In a related case the judge had ordered an audit of 400 random Wells Fargo mortgage accounts. And Wells Fargo fought tooth and nail to keep those records sealed. So no one’s officially seen them however it’s been reported in several different press outlets that in reality of those 400 audits virtually every single one of them contained significant errors.

Question Every Single Fee, Line Item, or Charge on Mortgage Statements

So when you get statements from any bank and the charges are confusing and they don’t make any sense and you can’t make anything out of them, don’t take the position that well it’s a big bank and they must be right and I must be wrong. Because it’s coming out more and more that not only are they wrong, they KNOW they’re wrong.

No. 2: Uncertainty in Court Pleadings as to Who Holds Your Note?

Another area that I see this deception is in actual court pleadings. And I’ll give you one very simple example. In Florida, one of the not only common but required allegations in the complaint for foreclosure is that the plaintiff, the party bringing the foreclosure action, is the owner and holder of the note. And it’s a standard paragraph that says that plaintiff is the owner and the holder of the note owed by the defendant.

I started to see complaints where they would say the plaintiff is entitled to bring an action to foreclose on the note and mortgage signed by the plaintiff,  or by the defendant. Now that would start to beg the question why are they changing the language in what is a standard Supreme Court-approved document. And the reason is that because they’re NOT the owner and the holder of the note. And the lawyer doesn’t want to come out and make an intentionally fraudulent statement in his pleading.

So he says, well, “we’re entitled to bring the action” which itself is not a statement of fact, it’s a legal conclusion. And he’s making the statement because he doesn’t want to allege that his client owns and holds the note because he knows the client doesn’t own and hold the note.

The problem is most people don’t even know or recognize the distinction between those two things and if nobody brings it up, then the foreclosure slides right on through and the fact that they weren’t even the owner and holder of the note just never even comes up.

No. 3: Backdating Mortgage Documents and Robo-Signings

A third example is backdating of documents. When promissory notes and mortgages are sold and transferred from one entity to the other, it’s just like there has to be an endorsement just like on a check where someone writes on the back of the check: pay to the order of Uncle Ned and they sign it and then that transfers ownership of that check to Uncle Ned.
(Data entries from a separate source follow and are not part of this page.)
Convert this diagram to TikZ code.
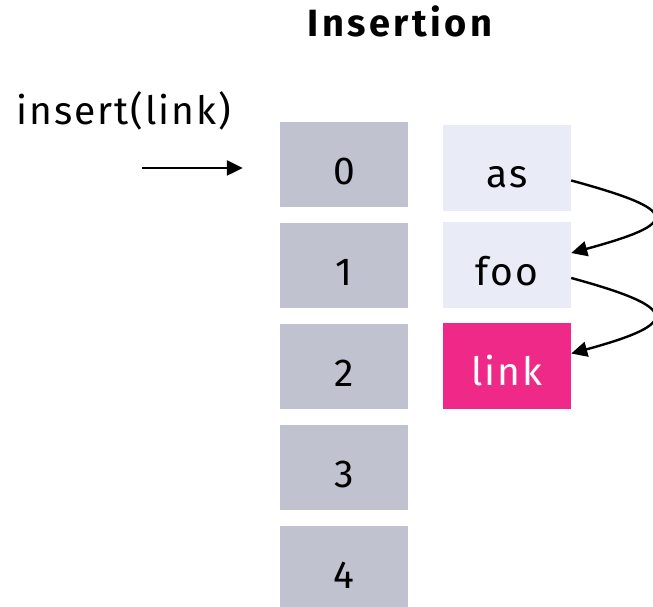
\documentclass[tikz,border=0pt]{standalone}
\usepackage{fontspec}
\setmainfont{Fira Sans}[LetterSpace=5]
\newfontfamily\titlefont{Fira Sans}[LetterSpace=9]
\usetikzlibrary{arrows.meta}

\definecolor{slotgray}{RGB}{192,194,208}
\definecolor{entrylight}{RGB}{233,235,247}
\definecolor{entrypink}{RGB}{238,41,136}

\begin{document}
\begin{tikzpicture}[x=1pt, y=1pt, every node/.style={font=\fontsize{39}{46}\selectfont},
    slot/.style={rectangle, fill=slotgray, minimum width=128pt, minimum height=85pt, inner sep=0pt,
        text height=40pt, text depth=0pt},
    entry/.style={rectangle, fill=entrylight, minimum width=128pt, minimum height=86pt, inner sep=0pt,
        text height=40pt, text depth=0pt},
    link/.style={-{Triangle[length=16pt, width=15pt]}, line width=2.4pt}]
    \useasboundingbox (0,0) rectangle (653,607);

    % title
    \node[font=\titlefont\fontsize{38}{44}\selectfont\bfseries, anchor=base] (title) at (400,570) {Insertion};

    % buckets
    \foreach \i in {0,...,4}
        \node[slot] (b\i) at (344,442.5-101*\i) {\i};

    % chained entries
    \node[entry] (e0) at (507,439) {as};
    \node[entry] (e1) at (507,341.5) {foo};
    \node[entry, fill=entrypink, text=white] (e2) at (507,241) {link};

    % call
    \node[anchor=base] (call) at (124,482) {insert(link)};
    \coordinate (inptr) at (142,439);
    \draw[link, shorten >=37pt] (inptr) -- (inptr -| b0.west);

    % next pointers
    \draw[link] (e0.-11) .. controls +(110,-30) and +(110,30) .. (e1.11);
    \draw[link] (e1.-11) .. controls +(110,-30) and +(110,30) .. (e2.11);
\end{tikzpicture}
\end{document}
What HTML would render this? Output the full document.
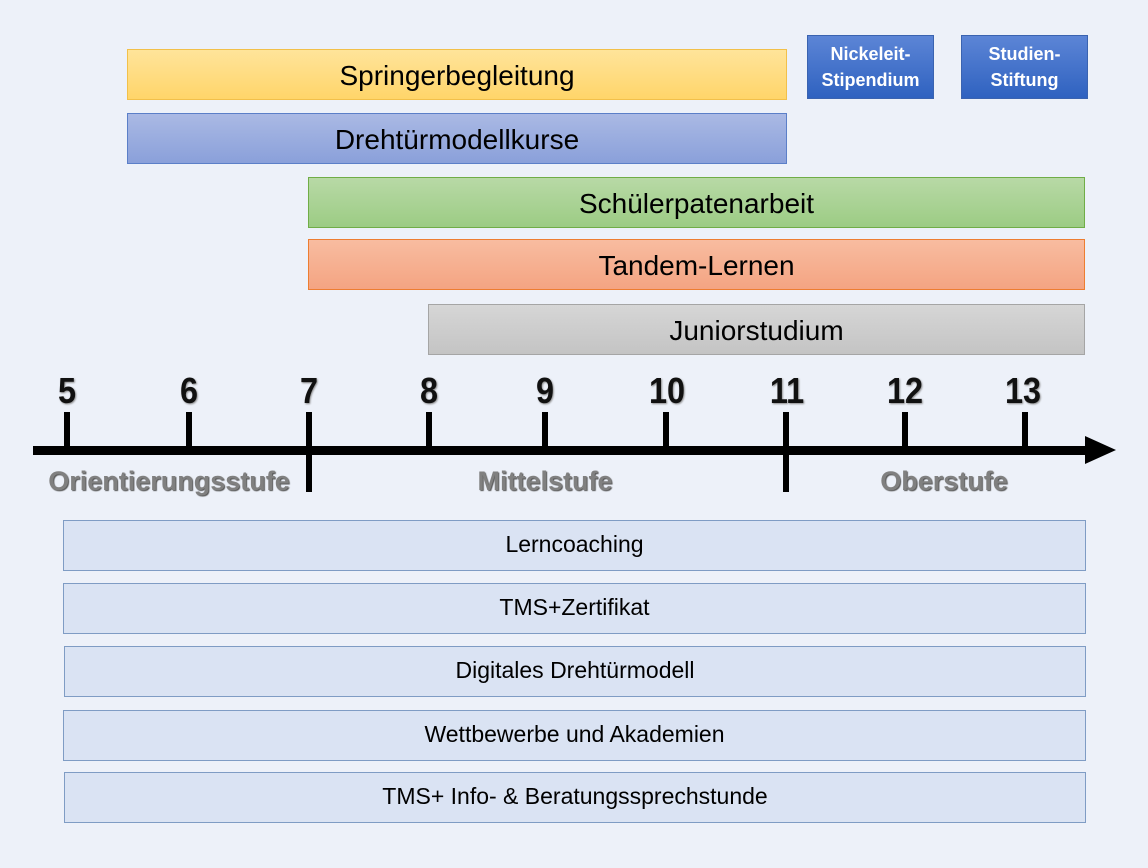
<!DOCTYPE html>
<html><head><meta charset="utf-8"><style>
body{margin:0;width:1148px;height:868px;background:#edf1f9;position:relative;overflow:hidden;font-family:"Liberation Sans",sans-serif}
.b{position:absolute;box-sizing:border-box;display:flex;align-items:center;justify-content:center;color:#000;text-align:center}
.top{font-size:28px;padding-top:2px}
.bot{font-size:23px;background:#dae3f3;border:1px solid #7f9cc4;padding-bottom:3px}
.n{position:absolute;font-weight:bold;font-size:36px;font-family:"Liberation Sans Narrow","Liberation Sans",sans-serif;transform:translateX(-50%) scaleX(0.9);top:370px;color:#111;text-shadow:1px 1px 2px #888}
.t{position:absolute;width:6px;background:#000}
.s{position:absolute;top:466px;font-weight:bold;font-size:27px;color:#808080;font-family:"Liberation Sans Narrow","Liberation Sans",sans-serif;transform:translateX(-50%);text-shadow:1px 1px 1px #555;white-space:nowrap}
.blue{background:linear-gradient(#5c85d6,#2f62c0);color:#fff;font-weight:bold;font-size:18px;line-height:26px;border:1px solid #3a63b0}
</style></head><body>
<div class="b top" style="left:127px;top:49px;width:660px;height:51px;background:linear-gradient(#ffe49a,#ffd56a);border:1px solid #f2c04a">Springerbegleitung</div>
<div class="b top" style="left:127px;top:113px;width:660px;height:51px;background:linear-gradient(#aab9e4,#8aa0da);border:1px solid #5b7fc8">Drehtürmodellkurse</div>
<div class="b top" style="left:308px;top:177px;width:777px;height:51px;background:linear-gradient(#b8d9a6,#9ccc84);border:1px solid #70ad47">Schülerpatenarbeit</div>
<div class="b top" style="left:308px;top:239px;width:777px;height:51px;background:linear-gradient(#f8bca0,#f4a482);border:1px solid #ed7d31">Tandem-Lernen</div>
<div class="b top" style="left:428px;top:304px;width:657px;height:51px;background:linear-gradient(#d6d6d6,#c4c4c4);border:1px solid #a5a5a5">Juniorstudium</div>
<div class="b blue" style="left:807px;top:35px;width:127px;height:64px">Nickeleit-<br>Stipendium</div>
<div class="b blue" style="left:961px;top:35px;width:127px;height:64px">Studien-<br>Stiftung</div>

<div style="position:absolute;left:33px;top:446px;width:1062px;height:9px;background:#000"></div>
<div style="position:absolute;left:1085px;top:436px;width:0;height:0;border-left:31px solid #000;border-top:14px solid transparent;border-bottom:14px solid transparent"></div>
<div class="t" style="left:64px;top:412px;height:36px"></div>
<div class="t" style="left:186px;top:412px;height:36px"></div>
<div class="t" style="left:306px;top:412px;height:80px"></div>
<div class="t" style="left:426px;top:412px;height:36px"></div>
<div class="t" style="left:542px;top:412px;height:36px"></div>
<div class="t" style="left:663px;top:412px;height:36px"></div>
<div class="t" style="left:783px;top:412px;height:80px"></div>
<div class="t" style="left:902px;top:412px;height:36px"></div>
<div class="t" style="left:1022px;top:412px;height:36px"></div>
<div class="n" style="left:67px">5</div>
<div class="n" style="left:189px">6</div>
<div class="n" style="left:309px">7</div>
<div class="n" style="left:429px">8</div>
<div class="n" style="left:545px">9</div>
<div class="n" style="left:667px">10</div>
<div class="n" style="left:787px">11</div>
<div class="n" style="left:905px">12</div>
<div class="n" style="left:1023px">13</div>
<div class="s" style="left:169px">Orientierungsstufe</div>
<div class="s" style="left:545px">Mittelstufe</div>
<div class="s" style="left:944px">Oberstufe</div>

<div class="b bot" style="left:63px;top:520px;width:1023px;height:51px">Lerncoaching</div>
<div class="b bot" style="left:63px;top:583px;width:1023px;height:51px">TMS+Zertifikat</div>
<div class="b bot" style="left:64px;top:646px;width:1022px;height:51px">Digitales Drehtürmodell</div>
<div class="b bot" style="left:63px;top:710px;width:1023px;height:51px">Wettbewerbe und Akademien</div>
<div class="b bot" style="left:64px;top:772px;width:1022px;height:51px">TMS+ Info- &amp; Beratungssprechstunde</div>
</body></html>
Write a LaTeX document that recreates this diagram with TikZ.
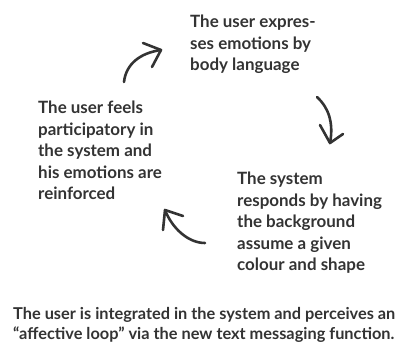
\documentclass[tikz,border=0pt]{standalone}
\usepackage{fontspec}
\setmainfont{Lato}
\definecolor{ink}{HTML}{333333}
\tikzset{
  txt/.style={anchor=north west, inner sep=0pt, align=left, text=ink,
    font=\bfseries\fontsize{17}{21.6}\selectfont},
  foot/.style={anchor=north west, inner sep=0pt, align=left, text=ink,
    font=\bfseries\fontsize{16.4}{20.5}\selectfont},
  loop/.style={draw=ink, line width=2.6pt, line cap=round, line join=round},
}
\begin{document}
\begin{tikzpicture}[x=1bp, y=-1bp]
\useasboundingbox (0,0) rectangle (401,350);
\node[txt] (expr) at (190,15) {The user expres-\\ses emotions by\\body language};
\node[txt] (resp) at (237,172) {The system\\responds by having\\the background\\assume a given\\colour and shape};
\node[txt] (feel) at (38,101) {The user feels\\participatory in\\the system and\\his emotions are\\reinforced};
\node[foot] (loopnote) at (13,307) {The user is integrated in the system and perceives an\\``affective loop'' via the new text messaging function.};
% arrow 1
\coordinate (t1) at (124,82); \coordinate (h1) at (161,50);
\coordinate (a1) at (143,43); \coordinate (b1) at (152,67);
\draw[loop] (t1) .. controls (126,64) and (140,53) .. (h1);
\draw[loop] (a1) -- (h1) -- (b1);
% arrow 2
\coordinate (t2) at (317,97); \coordinate (h2) at (330,143);
\coordinate (a2) at (320,125); \coordinate (b2) at (343,134);
\draw[loop] (t2) .. controls (328,107) and (334,122) .. (h2);
\draw[loop] (a2) -- (h2) -- (b2);
% arrow 3
\coordinate (t3) at (205,243); \coordinate (h3) at (165,210);
\coordinate (a3) at (183,216); \coordinate (b3) at (163,230);
\draw[loop] (t3) .. controls (188,243) and (172,228) .. (h3);
\draw[loop] (a3) -- (h3) -- (b3);
\end{tikzpicture}
\end{document}
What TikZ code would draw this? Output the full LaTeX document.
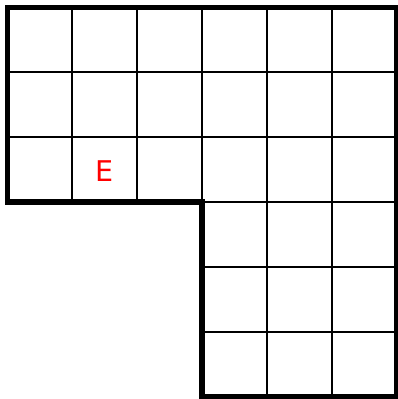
\documentclass[tikz,border=0pt]{standalone}
\usepackage{fontspec}
\usepackage{xcolor}
\usepackage{tikz}
\newfontfamily\gridfont{DejaVu Sans}
\definecolor{markred}{RGB}{255, 0, 0}

\begin{document}
\begin{tikzpicture}[
  cellline/.style={black, line width=0.87pt},
  outline/.style={black, line width=2.2pt, line join=miter},
  letter/.style={text=markred, font=\gridfont\fontsize{12.5}{14}\selectfont}
]
  \useasboundingbox (-0.108,-0.031) rectangle (6.015,6.108);

  % inner lines of the upper block
  \foreach \y in {4,5} \draw[cellline] (0,\y) -- (6,\y);
  \foreach \x in {1,2} \draw[cellline] (\x,3) -- (\x,6);
  % inner lines of the right block
  \foreach \y in {1,2,3} \draw[cellline] (3,\y) -- (6,\y);
  \draw[cellline] (3,3) -- (3,6);
  \foreach \x in {4,5} \draw[cellline] (\x,0) -- (\x,6);

  % border
  \draw[outline] (0,6) -- (6,6) -- (6,0) -- (3,0) -- (3,3) -- (0,3) -- cycle;

  \node[letter] (e) at (1.5,3.47) {E};
\end{tikzpicture}
\end{document}
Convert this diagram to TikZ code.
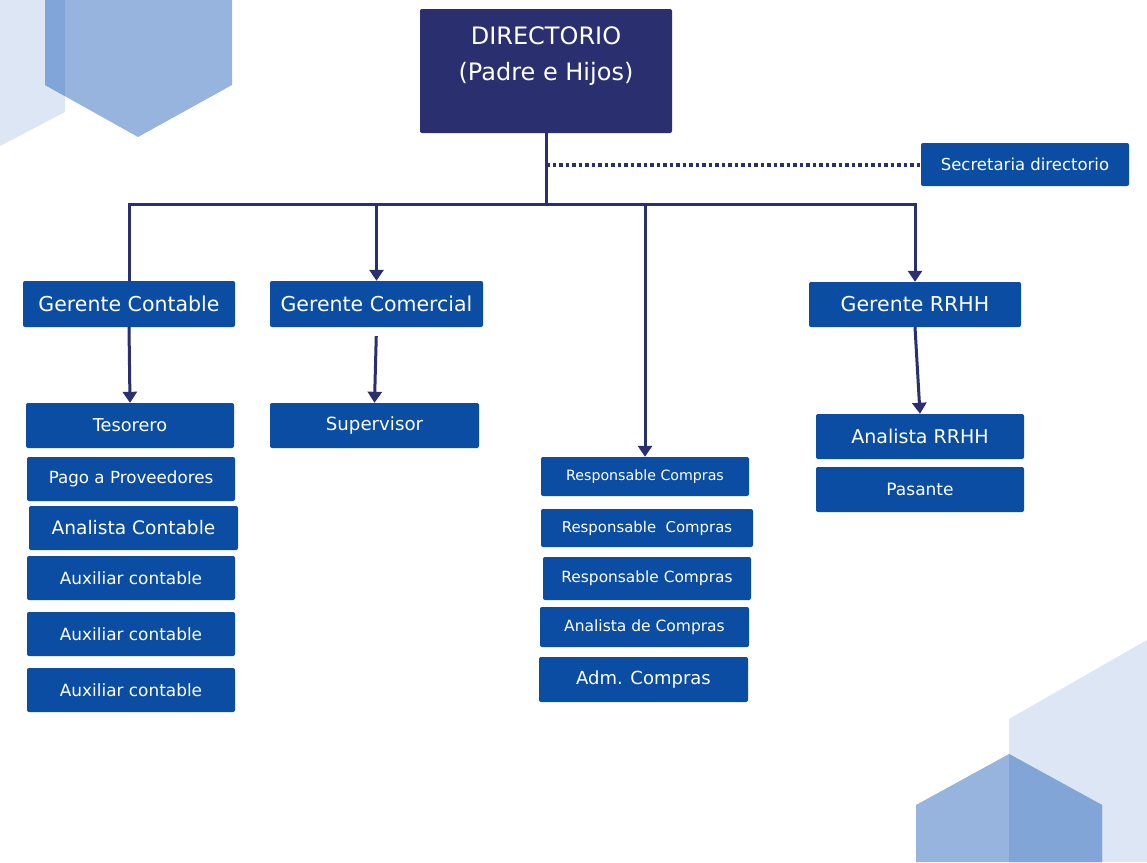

Well the same thing goes on if a bank sells your mortgage loan and the promissory note to another bank. They have to have an endorsement on there that says pay to the order of whoever they’re selling it to. And these loans were being passed around fast and furious and it came time to foreclose and all of a sudden well there are no endorsements.

Well we better go back and get them. Well we don’t want them dated now, we want them dated when this thing allegedly changed hands. So you end up having these things fraudulently backdated signed by people who didn’t even work at the bank at the time it was being assigned and now they’re signing it.

We’ve actually seen documents where we found the same person signing for two different entities literally within the same week. Well who do you work for? Do you work for the entity that you signed on this note? Or do you work for the entity where you signed on this note? Or do you work for somebody else? And nobody knows but again they get away with it because it doesn’t get brought up. 

How Do You Question YOUR Mortgage and Bring Errors To Light?

So, that begs the question then how do you bring it up? How do you know that these things are going on? And that leads to something I’ve talked about before and that’s getting an audit done on your mortgage and your promissory note and basically you’ve got two kinds of audits. 

Hire An Attorney to Do a Forensic Audit to Confirm All Charges

One is a forensic audit: which commonly refers to an analysis of what kind of interest rate have you been charged vs. what the closing documents or the loan papers say that you were supposed to be charged.

And it’s incredible how many times the interest you’ve been paying for three, five, fifteen years is different from the interest rate that the documents say that you were supposed to be charged. And other fees and escrows that are supposed to be taking place. That are just wrong. And there can be significant penalties for doing this for having those mistakes. 

A Securitization Audit Tracks Loan History to Assure Rates and Loan Ownership

And the other kind of audit that gets right down to who’s really got the right to bring the lawsuit and that is what’s generally referred to as a securitization audit. Where it tracks the history of the loan as it got sold from one bank to another to another. And when these loans were bundled up. And then how those were then sold on Wall Street. And then, so who really owns those loans, who really has the right to bring the lawsuit? 

And it may not be a question of do you owe the money? All right, there’s a loan out there, somebody’s owed the money. But you want to make sure that you’re paying the right person.

Just like if somebody shows up with a check and says, “here you wrote this check,” two months ago, two years ago, and I’m here to cash it. Well how do I know you’re really the right person to have that check.

Well you have the same right in foreclosure in dealing with a promissory note. All right, I owe somebody the money. But I want to make sure that if I pay you, that you’re the person that I’m supposed to pay. And somebody else isn’t going to show up next year and say well, sorry if you paid that other guy but the reality is that you owe me. 

So it’s a very legitimate question that if somebody comes into court and in any kind of case where the defendant says, “well prove it;” bring forth the evidence. Which is what you’re required to do and under our system of law, you’ve been required to do for a thousand years. And all you’re doing is saying I want it done in my case as well as it’s done in any other.